Governments in the Caribbean have estimated that reparations for the slave trade could cost trillions of dollars and some have floated the idea of debt relief.
Some 46,000 British slave-owners, including a distant relative of Cameron’s, were among those compensated at a current-day equivalent of £17 billion (US$36 billion) for “loss of human property” after the country emancipated its slaves in 1833.
The issues of slavery and reparations have reverberated in the United States in recent years as well. Ta-Nehisi Coates, a journalist for the Atlantic and recent “genius” grant winner, wrote an influential article in 2014 making the case for reparations.
Meanwhile, Vice Chancellor of the University of the West Indies (UWI), Sir Hilary Beckles has warned the Region to brace for the impact of the United Kingdom’s break with the European Union, as he predicted that every aspect of life in the Caribbean would be negatively affected.
The Brexit vote last Thursday has already caused ripples across the world, with the value of the pound falling and stock markets dipping.
Sir Hilary said the Region’s fragile economic recovery was now under threat and Britain’s exit should trigger immediate strategic regional reactions, even before Heads of Government meet in Guyana for their July 4-6 Summit.
“The predictable, highly individualistic action poses both a short-term as well as a long-term threat to the performance of Caricom economies,” he said in a statement issued Saturday.
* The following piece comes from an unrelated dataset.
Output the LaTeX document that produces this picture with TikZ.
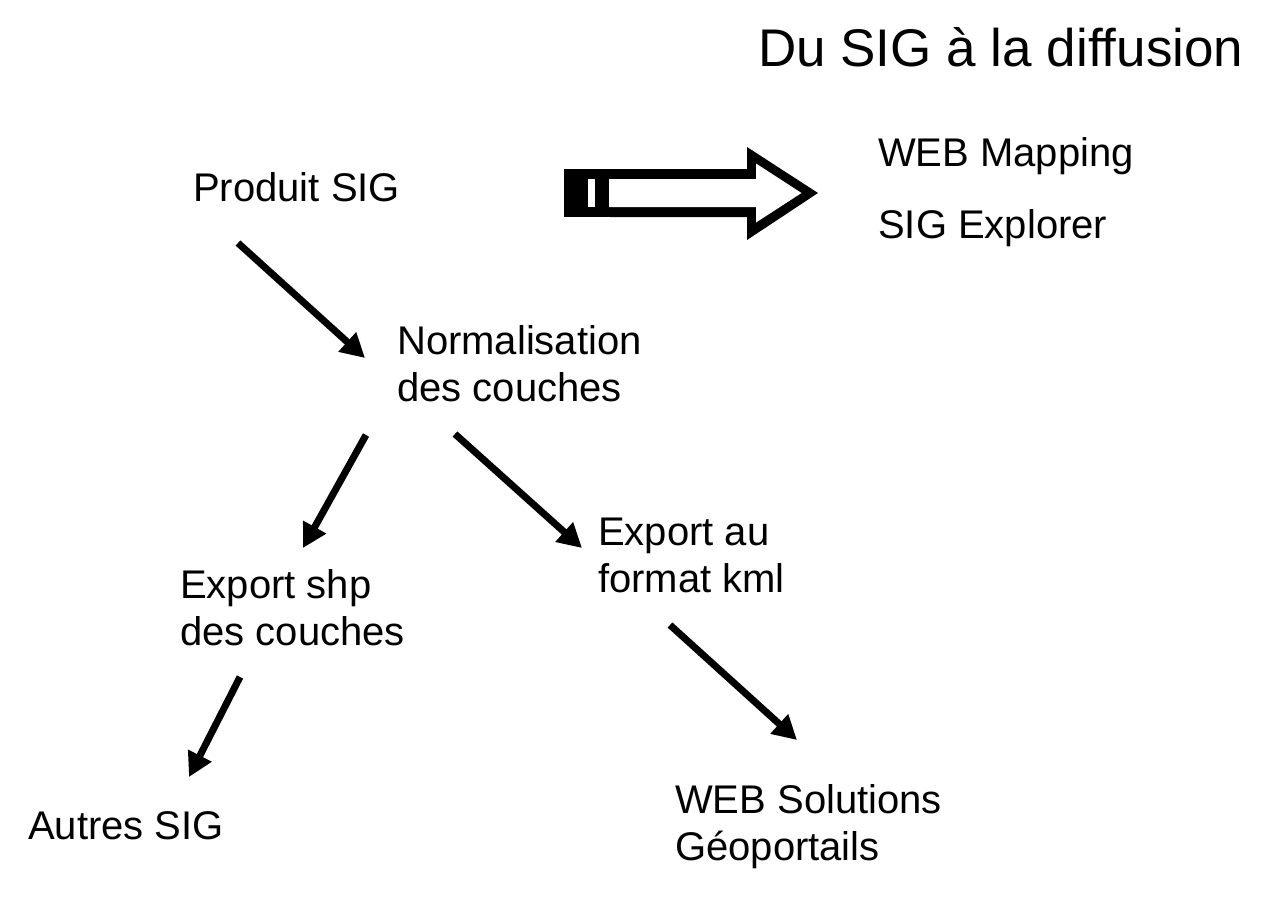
\documentclass[tikz,border=0pt]{standalone}
\usepackage{fontspec}
\setmainfont{Liberation Sans}
\usepackage{tikz}
\usetikzlibrary{arrows.meta}

\tikzset{
	etape/.style={anchor=base west,inner sep=0pt,align=left,
		font=\fontsize{40}{47}\selectfont},
	fleche/.style={line width=7pt,-{Triangle[length=24pt,width=25pt]}}
}

\begin{document}
\begin{tikzpicture}[x=1pt,y=-1pt]
		\useasboundingbox (0,0) rectangle (1283,897);
		%
		\node[anchor=base west,inner sep=0pt,font=\fontsize{53}{60}\selectfont] (titre) at (758,66) {Du SIG à la diffusion};
		%
		\node[etape] (produit) at (193,201) {Produit SIG};
		\node[etape] (webmap) at (878,166) {WEB Mapping};
		\node[etape] (explorer) at (878,238) {SIG Explorer};
		\node[etape] (norm) at (397,401) {Normalisation\\des couches};
		\node[etape] (shp) at (180,645) {Export shp\\des couches};
		\node[etape] (kml) at (598,592) {Export au\\format kml};
		\node[etape] (autres) at (28,839) {Autres SIG};
		\node[etape] (websol) at (675,860) {WEB Solutions\\Géoportails};
		%
		\coordinate (produit-s) at (238,243);
		\coordinate (norm-n) at (365,358);
		\coordinate (norm-sw) at (366,435);
		\coordinate (norm-se) at (455,434);
		\coordinate (shp-n) at (303,548);
		\coordinate (shp-s) at (240,677);
		\coordinate (kml-n) at (582,548);
		\coordinate (kml-s) at (670,625);
		\coordinate (autres-n) at (189,777);
		\coordinate (websol-n) at (797,740);
		%
		\draw[fleche] (produit-s) -- (norm-n);
		\draw[fleche] (norm-sw) -- (shp-n);
		\draw[fleche] (norm-se) -- (kml-n);
		\draw[fleche] (shp-s) -- (autres-n);
		\draw[fleche] (kml-s) -- (websol-n);
		%
		\fill (564,169) rectangle (610,217);
		\fill[white] (588,179) rectangle (595,207);
		\fill (610,169) -- (747,169) -- (747,147) -- (818,193) -- (747,240) -- (747,217) -- (610,217) -- cycle;
		\fill[white] (609,179) -- (756,179) -- (756,163.5) -- (801.5,193) -- (756,222.5) -- (756,207) -- (609,207) -- cycle;
	\end{tikzpicture}
\end{document}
“From trade relations to immigration, tourism to financial relations, and cultural engagements to foreign policy, there will be a significant redefinition and reshaping of Caricom-United Kingdom engagements,” Sir Hilary further warned, as he urged Caricom to use the development to deepen and strengthen its internal operations and external relations with the wider world.
“It’s a moment for Caricom to come closer together rather than drift apart. The Region should not be seen as mirroring this mentality of cultural and political insularity, but should reaffirm the importance of regionalism within the global context for the future.”